ECLI:NL:HR:2009:BG2195
Hoge Raad
- Cassatie
- F.H. Koster
- J.P. Balkema
- B.C. de Savornin Lohman
- W.M.E. Thomassen
- H.A.G. Splinter-van Kan
- Rechtspraak.nl
Cassatie over bewezenverklaring van voorbedachte raad bij moord
In deze zaak heeft de Hoge Raad op 10 februari 2009 uitspraak gedaan in een cassatieprocedure tegen een arrest van het Gerechtshof te 's-Gravenhage. De verdachte was veroordeeld voor moord op het slachtoffer, waarbij het Hof had geoordeeld dat er sprake was van voorbedachte raad. De verdachte had op 5 september 2006 in Rotterdam, na een conflict met het slachtoffer, een jachtgeweer gepakt en was teruggekeerd naar het café waar het slachtoffer zich bevond.
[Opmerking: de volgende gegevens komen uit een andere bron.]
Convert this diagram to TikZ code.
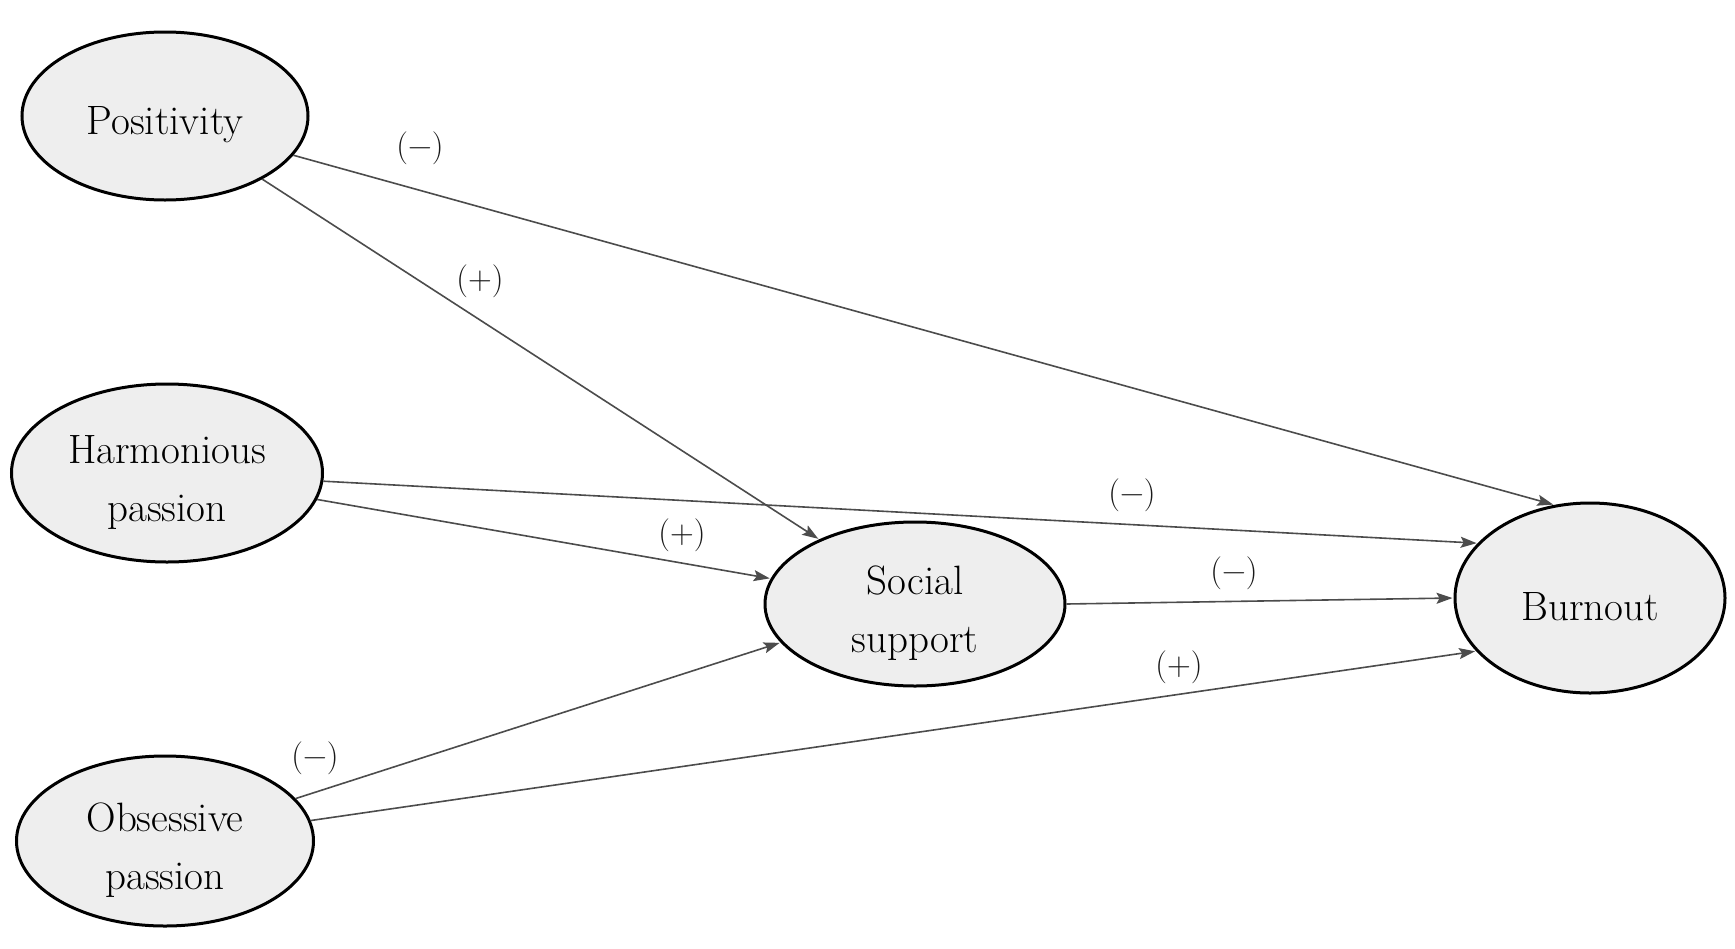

Ondanks de spanning die de verdachte voelde, heeft hij het wapen op het slachtoffer gericht en een schot gelost, wat leidde tot de dood van het slachtoffer. De verdediging stelde dat de verdachte niet met voorbedachten rade had gehandeld, maar het Hof verwierp dit verweer. De Hoge Raad oordeelde dat het Hof voldoende bewijs had voor de conclusie dat de verdachte met opzet handelde en dat de spanning die hij voelde niet in de weg stond aan de bewezenverklaring van voorbedachte raad. De Hoge Raad verwierp het cassatieberoep, omdat het middel geen feitelijke grondslag had.